The man who carried the can for the whole disaster was DPD Chief Jesse Curry (1913-1980). When Curry appeared before the Warren Commission in 1964, commission attorney Lee Rankin started to ask him to describe what had happened in the basement, then backtracked a step or two and asked instead: "Were you down there at the time?" Chief Curry (pictured below right) replied:

“No, sir; I would have been but I received a call from my mayor and as I was fixing to go downstairs and I wish that I had been downstairs because I don't know that I could have done anything but you always have this feeling if you were there maybe you could have done something.
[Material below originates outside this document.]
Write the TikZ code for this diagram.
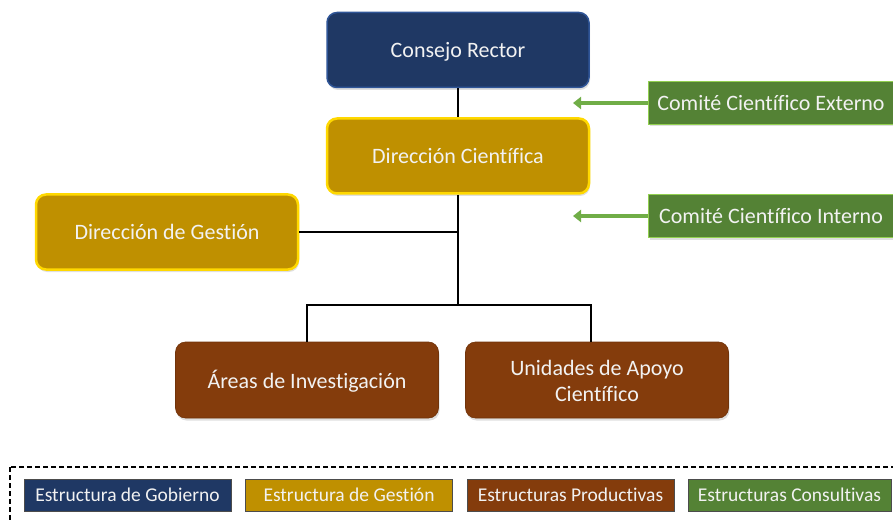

"But I was called to the telephone and while I was talking to the mayor, why I heard some noises from downstairs and I was up on the third floor, and I heard some shouting, and someone came in and told me that Oswald had been shot."

Curry's recollection was supported somewhat by his deputy, Captain J. W. Fritz. Fritz told the Commission that immediately before the transfer was about to begin, Curry had left the office, saying that he would instead meet Captain Fritz at the County Jail after the transfer had been completed. Secret Service agent Forrest V. Sorrels had been present in the office, and he also remembered Curry leaving the office.
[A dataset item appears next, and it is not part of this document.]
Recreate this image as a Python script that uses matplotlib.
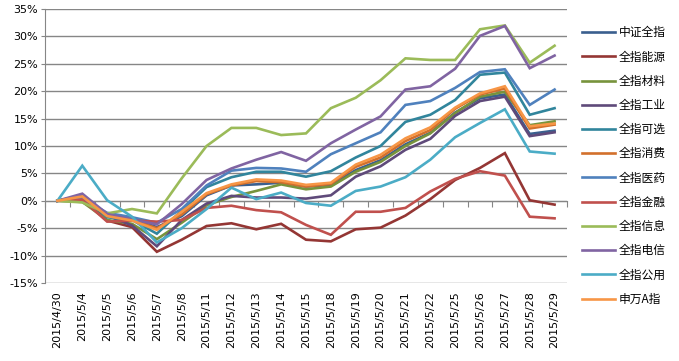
import matplotlib
matplotlib.use("Agg")
import matplotlib.pyplot as plt
import numpy as np

plt.rcParams['font.family'] = ['DejaVu Sans']

dates = ["2015/4/30", "2015/5/4", "2015/5/5", "2015/5/6", "2015/5/7", "2015/5/8",
         "2015/5/11", "2015/5/12", "2015/5/13", "2015/5/14", "2015/5/15", "2015/5/18",
         "2015/5/19", "2015/5/20", "2015/5/21", "2015/5/22", "2015/5/25", "2015/5/26",
         "2015/5/27", "2015/5/28", "2015/5/29"]

# 涨跌幅 (%)
zz_all = [0, 0.7, -2.5, -3.3, -4.8, -2.8, 1.0, 2.8, 3.0, 3.3, 2.6, 2.9,
          5.6, 7.4, 10.3, 12.4, 16.1, 18.7, 19.4, 12.2, 12.8]
energy = [0, 0.5, -3.6, -4.8, -9.3, -7.1, -4.6, -4.1, -5.2, -4.2, -7.1, -7.4,
          -5.2, -4.9, -2.7, 0.3, 3.8, 6.0, 8.7, 0.1, -0.7]
material = [0, -0.2, -3.5, -4.2, -7.0, -4.0, -0.8, 0.7, 1.8, 3.0, 2.1, 2.6,
            5.3, 7.1, 10.0, 12.3, 16.0, 19.0, 19.9, 13.8, 14.5]
industry = [0, 1.0, -2.7, -4.5, -8.3, -3.5, -0.5, 0.9, 0.6, 0.6, 0.4, 1.0,
            4.4, 6.3, 9.3, 11.3, 15.5, 18.2, 19.0, 11.8, 12.5]
optional = [0, 0.8, -3.0, -3.5, -6.0, -1.8, 2.5, 4.3, 5.3, 5.3, 4.4, 5.4,
            7.9, 10.0, 14.4, 15.7, 18.4, 23.0, 23.4, 15.7, 16.9]
consume = [0, 0.6, -2.6, -3.5, -5.0, -2.5, 1.2, 2.8, 3.6, 3.4, 2.6, 3.1,
           6.2, 7.9, 10.9, 12.9, 16.8, 19.4, 20.5, 13.2, 13.9]
medicine = [0, 0.5, -2.2, -3.0, -4.0, -1.5, 2.8, 5.5, 6.0, 5.9, 5.3, 8.5,
            10.5, 12.5, 17.5, 18.2, 20.6, 23.5, 24.0, 17.5, 20.3]
finance = [0, 0.2, -3.8, -3.6, -3.8, -3.5, -1.3, -0.9, -1.7, -2.1, -4.4, -6.2,
           -2.0, -2.0, -1.3, 1.7, 4.0, 5.4, 4.6, -2.9, -3.2]
info = [0, -0.3, -2.3, -1.5, -2.3, 4.1, 10.0, 13.3, 13.3, 12.0, 12.3, 16.9,
        18.8, 22.0, 26.0, 25.7, 25.7, 31.3, 32.0, 25.2, 28.3]
telecom = [0, 1.3, -2.4, -3.4, -4.3, -0.6, 3.8, 5.9, 7.5, 8.9, 7.3, 10.5,
           13.0, 15.4, 20.3, 20.9, 24.1, 30.1, 31.9, 24.2, 26.5]
utility = [0, 6.4, 0.1, -2.9, -7.6, -5.0, -1.5, 2.4, 0.3, 1.5, -0.4, -0.9,
           1.8, 2.6, 4.3, 7.5, 11.6, 14.2, 16.7, 9.0, 8.6]
sw_a = [0, 0.8, -2.8, -3.6, -5.3, -2.0, 1.4, 3.0, 3.9, 3.7, 2.9, 3.3,
        6.6, 8.4, 11.4, 13.4, 17.0, 19.6, 20.9, 13.6, 14.1]

names = ["中证全指", "全指能源", "全指材料", "全指工业", "全指可选", "全指消费",
         "全指医药", "全指金融", "全指信息", "全指电信", "全指公用", "申万A指"]
series = [zz_all, energy, material, industry, optional, consume,
          medicine, finance, info, telecom, utility, sw_a]
colors = ["#3A5F8E", "#943634", "#77933C", "#5F4A7A", "#31859C", "#D2702C",
          "#4F81BD", "#C0504D", "#9BBB59", "#8064A2", "#4BACC6", "#F79646"]

fig = plt.figure(figsize=(6.79, 3.61), dpi=100)
ax = fig.add_axes([45 / 679, 1 - 283 / 361, 522 / 679, 274 / 361])

x = np.arange(len(dates))
for vals, name, c in zip(series, names, colors):
    ax.plot(x, vals, color=c, lw=1.9, label=name, solid_joinstyle='miter')

ax.set_xlim(-0.5, len(dates) - 0.5)
ax.set_ylim(-15, 35)
yt = np.arange(-15, 36, 5)
ax.set_yticks(yt)
ax.set_yticklabels([f"{v}%" for v in yt], fontsize=8)
ax.yaxis.grid(True, color="#868686", lw=1)
ax.set_axisbelow(True)
ax.set_xticks(x)
ax.set_xticklabels(dates, rotation=90, fontsize=8)
ax.tick_params(axis='x', length=0, pad=6)
ax.tick_params(axis='y', length=3, color="#868686", pad=2)
for s in ["top", "right", "bottom"]:
    ax.spines[s].set_visible(False)
ax.spines["left"].set_color("#868686")

# 类别轴在0%处
sec = ax.secondary_xaxis(0.3)
sec.set_xticks(np.arange(-0.5, len(dates), 1))
sec.tick_params(axis='x', direction='out', length=4, color="#868686", labelbottom=False)
sec.spines["bottom"].set_color("#868686")

fig.legend(loc="center left", bbox_to_anchor=(576 / 679, 1 - 166 / 361),
           frameon=False, prop={'family': ['Noto Sans CJK SC', 'DejaVu Sans'], 'size': 8.5},
           handlelength=2.8, handletextpad=0.35, labelspacing=0.95, borderpad=0)

fig.savefig("out.png", dpi=100)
Dallas Mayor Earle Cabell (pictured during his wartime service as a US Army Major, left) remembered it very differently indeed. He told the Warren Commission that he had received a call from Chief Curry, just before Oswald was shot, and that the two of them discussed the permit for a scheduled public parade.

As soon as he had got off the phone to Curry (Cabell claimed), another call arrived from a friend who said: "Do you have your television on?"

"And I said, "No." She said, "Get it on quick. They have just shot Oswald." And I immediately turned my television on. I was in the den where I was sitting and taking these telephone calls, and then just as I get it turned on, they still had not removed Oswald at that time because this was just a matter of a minute or 2 from the actual shooting. Then Chief Curry called and said, "They have just shot Oswald." And I said, "Yes; I have it on TV now."

Either Cabell or Curry was lying, and it's not difficult to figure out who. The transfer of Lee Harvey Oswald (whose mugshot is pictured, left) was being broadcast live on network television during a national crisis. Dallas City Hall was already standing room only, as reporters from all over the world shouted and jostled. Reporters kept trying to siphon off City Hall's mains electricity illegally, causing repeated blown fuses, and temporary blackouts. Officers complained about being blinded by huge spotlights erected in the gloomy basement by TV camera crews.

The proposition that the DPD Chief somehow forgot to oversee the jail transfer he had planned, but instead phoned the Mayor (for a chat about a public event permit) is so incomprehensible that it borders on the insane.

Chief Curry had told the truth: Cabell had called Curry at the moment the jail transfer was meant to begin, and he pointlessly kept Curry on the phone for several minutes with irrelevant questions about the progress of DPD's investigation into the assassination. When Curry finally got away from the call, the transfer had been attempted without him, so it had inevitably descended into chaos, and Oswald was already bleeding to death.

DPD Detective James Ramsay was present during the attempted transfer, and decades later he still remembered the confusion that reigned in the basement, as the chain of command disintegrated around him:

"The command people were countermanding one order after another. One chief would give an order, then minutes later you would get a different order from someone else. You just did what the last chief told you to do."

As for Chief Curry himself, his first reaction when he heard the news that Oswald had been shot was not to pick up the phone and call CIA asset Earle Cabell. Jesse Curry, 50 years old and a lawman for 27 of those years, broke down and wept.